A three-year widening project that begins next week on E-470 in northeast metro Denver will add a third travel lane in each direction along an 11-mile stretch of the tollway.

The $350 million project will start at Interstate 70, near Denver International Airport, and work north toward East 104th Avenue while also adding or revamping several interchanges, according to a news release. Intermittent single-lane closures are possible during the project, which is expected to wrap up in 2025.

It’s the latest expansion project for the self-funding E-470 Public Highway Authority, which has widened the tollway south of I-70 in recent years. Its aggressive expansion approach stands in contrast to pending removals of some highway and road expansions from state and regional plans as the Colorado Department of Transportation and a metro planning organization comply with new greenhouse gas reduction targets.

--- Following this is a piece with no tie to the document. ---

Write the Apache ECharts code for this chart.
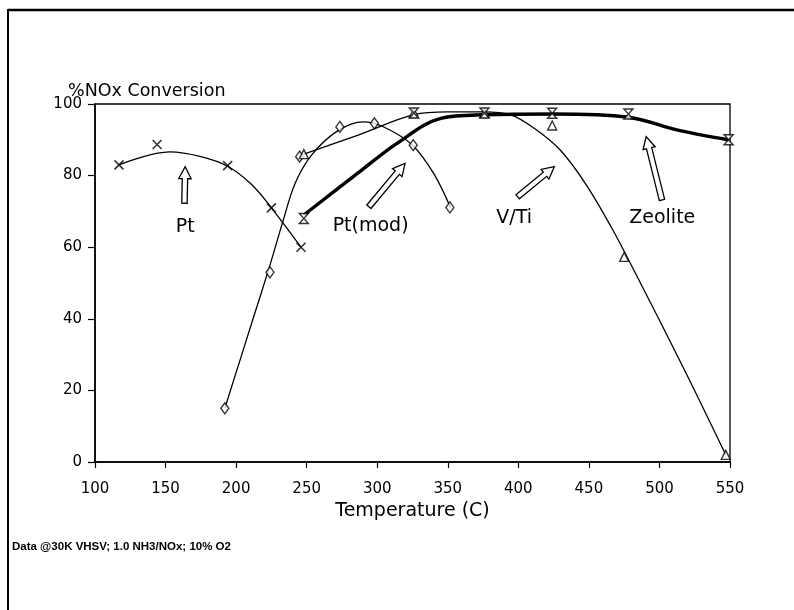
<!DOCTYPE html>
<html>
<head>
<meta charset="utf-8">
<script src="https://cdn.jsdelivr.net/npm/echarts@6/dist/echarts.min.js"></script>
<style>
html,body{margin:0;padding:0;background:#fff;}
#chart{width:794px;height:610px;}
</style>
</head>
<body>
<div id="chart"></div>
<script>
// ---- Data ----
// Measured points [temperature C, % NOx conversion]
var ptPoints      = [[117,83],[144,88.7],[194,82.8],[225,71],[246,60]];
var ptModPoints   = [[192,15],[224,53],[245,85.3],[273.5,93.6],[298,94.6],[325.5,88.5],[351.5,71.1]];
var vtiPoints     = [[248,86],[326,97.5],[376,97.5],[424,94],[475,57.3],[547,2]];
var zeolitePoints = [[248,68],[326,97.5],[376,97.5],[424,97.4],[478,97.2],[549,90]];

// Drawn fit curves
var ptCurve      = [[117,83],[153,86.6],[175,85.3],[194,82.6],[211,77.5],[225,71],[246,60]];
var ptModCurve   = [[192,15],[212,40],[224,55],[233,67],[242,78],[254,86],[272,92.5],[290,95],[305,93.5],[325,88.5],[340,80.6],[352,71]];
var vtiCurve     = [[248,86],[287,91.4],[326,97],[350,97.8],[375,97.8],[395,96.9],[412,93],[430,87],[448,77.5],[466,65.5],[482,53.5],[518,25.5],[547,2]];
var zeoliteCurve = [[248,69],[286,80.6],[314,89],[345,96],[376,97],[425,97.2],[478,96.3],[513,92.7],[549,90]];

// Axis ticks
var xTicks = [100,150,200,250,300,350,400,450,500,550];
var yTicks = [0,20,40,60,80,100];

// Annotation arrows
var arrowLabels = ['Pt','Pt(mod)','V/Ti','Zeolite'];
var arrowTips   = [[163.9,82.5],[319.7,83.4],[425.5,82.5],[490.6,90.9]];
var arrowBases  = [[163.4,72.3],[294.1,71.3],[399.5,74.1],[501.8,73.2]];
var labelPos    = [[164,65.6],[295.3,65.9],[397,68.2],[502,68.2]];

var FONT = '"DejaVu Sans", "Liberation Sans", Arial, sans-serif';
var FOOTFONT = '"Liberation Sans", Arial, sans-serif';
var chart = echarts.init(document.getElementById('chart'), null, {renderer:'canvas'});

function hollow(sym, size){
  return {
    type:'scatter', symbol:sym, symbolSize:size, z:5,
    itemStyle:{color:'#fff', borderColor:'#000', borderWidth:1.4}
  };
}
function curve(data, w){
  return {
    type:'line', data:data, smooth:0.35, showSymbol:false, symbol:'none', z:3,
    lineStyle:{color:'#000', width:w}
  };
}

var sPtCurve = curve(ptCurve, 1.3);
var sPtModCurve = curve(ptModCurve, 1.3);
var sVtiCurve = curve(vtiCurve, 1.3);
var sZeoCurve = curve(zeoliteCurve, 3.4);

var sPt = {type:'scatter', data:ptPoints, symbol:'path://M0,0L10,10M10,0L0,10', symbolSize:9, z:5,
  itemStyle:{color:'transparent', borderColor:'#000', borderWidth:1.6}};
var sPtMod = hollow('diamond',[8,11]); sPtMod.data = ptModPoints;
var sVti = hollow('triangle',[9,9]); sVti.data = vtiPoints;
var sZeo = hollow('path://M0,0L10,0L0,10L10,10Z',[9,10]); sZeo.data = zeolitePoints;

chart.setOption({
  animation:false,
  backgroundColor:'#fff',
  title:{
    text:'%NOx Conversion', left:63, top:77,
    textStyle:{fontFamily:FONT, fontSize:17.5, fontWeight:'normal', color:'#000'}
  },
  grid:{left:95, right:64, top:104, bottom:148, show:true, borderColor:'#000', borderWidth:1.3, backgroundColor:'transparent'},
  xAxis:{
    type:'value', min:xTicks[0], max:xTicks[xTicks.length-1], interval:50,
    name:'Temperature (C)', nameLocation:'middle', nameGap:39,
    nameTextStyle:{fontFamily:FONT, fontSize:19, color:'#000'},
    axisLine:{show:true, lineStyle:{color:'#000', width:1.6}},
    axisTick:{show:true, length:6, lineStyle:{color:'#000', width:1.2}},
    axisLabel:{fontFamily:FONT, fontSize:15, color:'#000', margin:20},
    splitLine:{show:false}
  },
  yAxis:{
    type:'value', min:yTicks[0], max:yTicks[yTicks.length-1], interval:20,
    axisLine:{show:true, lineStyle:{color:'#000', width:1.6}},
    axisTick:{show:true, length:7, lineStyle:{color:'#000', width:1.2}},
    axisLabel:{fontFamily:FONT, fontSize:15, color:'#000', margin:13},
    splitLine:{show:false}
  },
  series:[sPtCurve, sPtModCurve, sVtiCurve, sZeoCurve, sPt, sPtMod, sVti, sZeo]
});

var g = [];
g.push({type:'line', shape:{x1:8, y1:10, x2:794, y2:10}, style:{stroke:'#000', lineWidth:2.6}});
g.push({type:'line', shape:{x1:8, y1:9, x2:8, y2:610}, style:{stroke:'#000', lineWidth:2}});
g.push({type:'text', left:12, top:541, style:{text:'Data @30K VHSV; 1.0 NH3/NOx; 10% O2', font:'bold 11.5px '+FOOTFONT, fill:'#000'}});

for (var i=0;i<arrowLabels.length;i++){
  var t = chart.convertToPixel({gridIndex:0}, arrowTips[i]);
  var b = chart.convertToPixel({gridIndex:0}, arrowBases[i]);
  var dx = t[0]-b[0], dy = t[1]-b[1];
  var L = Math.sqrt(dx*dx+dy*dy);
  var ux = dx/L, uy = dy/L, px = -uy, py = ux;
  var hw = 2.7, hh = 6.2, hl = 12;
  var pts = [[0,-hw],[L-hl,-hw],[L-hl,-hh],[L,0],[L-hl,hh],[L-hl,hw],[0,hw]].map(function(q){
    return [b[0]+ux*q[0]+px*q[1], b[1]+uy*q[0]+py*q[1]];
  });
  g.push({type:'polygon', shape:{points:pts}, style:{fill:'#fff', stroke:'#000', lineWidth:1.3}, z:10});
  var lp = chart.convertToPixel({gridIndex:0}, labelPos[i]);
  g.push({type:'text', x:lp[0], y:lp[1], z:10,
    style:{text:arrowLabels[i], font:'19px '+FONT, fill:'#000', textAlign:'center', textVerticalAlign:'middle'}});
}
chart.setOption({graphic:g});
</script>
</body>
</html>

E-470’s project includes the addition of new exits at 38th and 48th avenues, close to fast-growing neighborhoods in Aurora and far-northeast Denver, and an expansion of the 64th Avenue interchange. A northbound collector road, which separates through traffic from entering and exiting vehicles at an interchange, will be added at Peña Boulevard, mirroring the existing southbound setup there.

The project also will build a new four-mile section of the High Plains Trail between 26th and 64th avenues. But for now, that segment won’t connect to the rest of the nearly 13-mile trail, which runs south along E-470 starting at Stephen D. Hogan Parkway in Aurora.

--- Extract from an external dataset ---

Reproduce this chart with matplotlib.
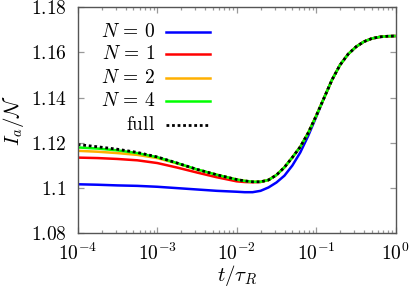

Spokeswoman Heather Burke said the E-470 authority is working with Arapahoe County and the city of Aurora to bridge that gap — and I-70.

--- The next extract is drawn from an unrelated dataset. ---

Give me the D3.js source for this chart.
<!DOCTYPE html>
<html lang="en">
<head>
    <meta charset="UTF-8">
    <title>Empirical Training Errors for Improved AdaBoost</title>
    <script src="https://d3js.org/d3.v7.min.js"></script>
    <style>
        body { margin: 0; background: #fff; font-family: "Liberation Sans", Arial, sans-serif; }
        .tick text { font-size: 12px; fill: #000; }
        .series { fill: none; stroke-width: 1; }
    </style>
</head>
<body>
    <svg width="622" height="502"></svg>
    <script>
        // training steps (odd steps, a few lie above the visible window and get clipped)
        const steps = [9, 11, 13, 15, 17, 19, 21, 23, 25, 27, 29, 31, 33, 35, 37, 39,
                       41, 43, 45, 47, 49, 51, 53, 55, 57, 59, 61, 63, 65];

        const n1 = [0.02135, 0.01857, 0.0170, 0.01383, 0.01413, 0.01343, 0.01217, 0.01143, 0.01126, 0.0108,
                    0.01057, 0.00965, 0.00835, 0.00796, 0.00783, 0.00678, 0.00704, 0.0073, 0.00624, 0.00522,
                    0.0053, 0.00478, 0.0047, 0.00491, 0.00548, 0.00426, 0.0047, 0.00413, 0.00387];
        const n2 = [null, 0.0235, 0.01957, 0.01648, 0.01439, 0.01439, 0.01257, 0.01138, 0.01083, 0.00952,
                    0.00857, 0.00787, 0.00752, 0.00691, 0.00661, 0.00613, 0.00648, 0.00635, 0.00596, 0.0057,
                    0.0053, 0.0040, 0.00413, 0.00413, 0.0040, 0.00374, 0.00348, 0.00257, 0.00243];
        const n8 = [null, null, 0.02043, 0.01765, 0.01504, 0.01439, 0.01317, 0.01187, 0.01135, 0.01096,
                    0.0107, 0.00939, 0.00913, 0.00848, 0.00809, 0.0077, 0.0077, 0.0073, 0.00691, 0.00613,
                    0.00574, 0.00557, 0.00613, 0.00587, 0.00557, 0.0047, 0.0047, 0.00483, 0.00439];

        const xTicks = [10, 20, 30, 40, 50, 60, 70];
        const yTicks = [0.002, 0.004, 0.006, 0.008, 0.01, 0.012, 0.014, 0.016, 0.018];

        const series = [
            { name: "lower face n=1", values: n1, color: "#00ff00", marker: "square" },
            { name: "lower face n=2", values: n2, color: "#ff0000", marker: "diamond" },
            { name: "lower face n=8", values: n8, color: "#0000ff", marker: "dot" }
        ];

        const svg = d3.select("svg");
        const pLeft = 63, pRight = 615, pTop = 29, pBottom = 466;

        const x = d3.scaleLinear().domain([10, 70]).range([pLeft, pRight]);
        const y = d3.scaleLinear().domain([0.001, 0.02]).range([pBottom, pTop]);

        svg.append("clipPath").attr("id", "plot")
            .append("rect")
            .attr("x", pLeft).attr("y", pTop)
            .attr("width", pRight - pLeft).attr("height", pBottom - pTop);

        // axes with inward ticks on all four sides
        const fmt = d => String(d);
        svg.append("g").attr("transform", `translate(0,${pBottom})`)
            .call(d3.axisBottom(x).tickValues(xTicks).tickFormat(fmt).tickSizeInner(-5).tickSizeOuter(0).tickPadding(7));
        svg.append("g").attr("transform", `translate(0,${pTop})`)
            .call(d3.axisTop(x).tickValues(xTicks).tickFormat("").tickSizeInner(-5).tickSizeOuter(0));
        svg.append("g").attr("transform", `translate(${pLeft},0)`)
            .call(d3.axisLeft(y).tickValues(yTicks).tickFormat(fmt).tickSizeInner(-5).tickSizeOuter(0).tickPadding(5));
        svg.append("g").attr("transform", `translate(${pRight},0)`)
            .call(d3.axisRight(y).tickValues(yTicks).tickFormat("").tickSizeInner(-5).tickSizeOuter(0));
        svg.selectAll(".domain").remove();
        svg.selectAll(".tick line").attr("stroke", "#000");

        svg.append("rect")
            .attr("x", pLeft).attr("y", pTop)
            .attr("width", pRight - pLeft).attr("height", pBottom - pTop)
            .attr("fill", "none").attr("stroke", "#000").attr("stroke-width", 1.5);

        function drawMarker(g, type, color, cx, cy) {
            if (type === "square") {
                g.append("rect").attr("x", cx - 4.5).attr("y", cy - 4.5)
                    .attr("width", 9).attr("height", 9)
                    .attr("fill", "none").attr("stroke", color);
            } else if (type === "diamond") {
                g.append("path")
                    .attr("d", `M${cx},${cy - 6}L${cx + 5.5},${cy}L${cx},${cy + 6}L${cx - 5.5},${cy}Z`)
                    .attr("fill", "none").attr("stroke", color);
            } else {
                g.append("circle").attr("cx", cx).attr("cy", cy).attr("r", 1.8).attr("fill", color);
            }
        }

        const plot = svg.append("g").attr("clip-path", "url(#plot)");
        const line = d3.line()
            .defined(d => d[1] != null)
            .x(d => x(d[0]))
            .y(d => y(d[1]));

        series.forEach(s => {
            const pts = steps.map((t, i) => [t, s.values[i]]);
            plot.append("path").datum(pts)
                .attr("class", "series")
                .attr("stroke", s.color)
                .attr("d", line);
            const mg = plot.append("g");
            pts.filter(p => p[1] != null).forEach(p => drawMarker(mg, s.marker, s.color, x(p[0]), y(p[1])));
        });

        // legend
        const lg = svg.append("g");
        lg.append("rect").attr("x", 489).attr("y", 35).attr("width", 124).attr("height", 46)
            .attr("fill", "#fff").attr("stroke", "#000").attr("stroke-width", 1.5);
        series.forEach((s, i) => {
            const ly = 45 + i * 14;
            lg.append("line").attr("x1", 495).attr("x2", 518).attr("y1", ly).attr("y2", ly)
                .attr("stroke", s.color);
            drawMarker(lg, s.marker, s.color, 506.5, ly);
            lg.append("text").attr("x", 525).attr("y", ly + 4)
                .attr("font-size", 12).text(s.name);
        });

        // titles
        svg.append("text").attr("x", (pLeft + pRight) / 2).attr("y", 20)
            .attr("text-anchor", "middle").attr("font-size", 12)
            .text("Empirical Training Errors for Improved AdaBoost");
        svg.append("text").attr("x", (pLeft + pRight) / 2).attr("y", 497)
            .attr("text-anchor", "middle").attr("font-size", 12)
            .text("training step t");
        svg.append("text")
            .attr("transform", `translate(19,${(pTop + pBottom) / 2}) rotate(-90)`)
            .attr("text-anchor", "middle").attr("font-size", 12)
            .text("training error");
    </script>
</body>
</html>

She said the overall project will be covered by toll revenue collected along the 47-mile highway, the first segment of which opened in 1991. Last year, the authority reported collecting $218.5 million, down from a historic high of $249 million in 2019, before the pandemic.

The tollway authority is controlled by three counties — Adams, Arapahoe and Douglas — and five cities — Aurora, Brighton, Commerce City, Parker and Thornton — along the route.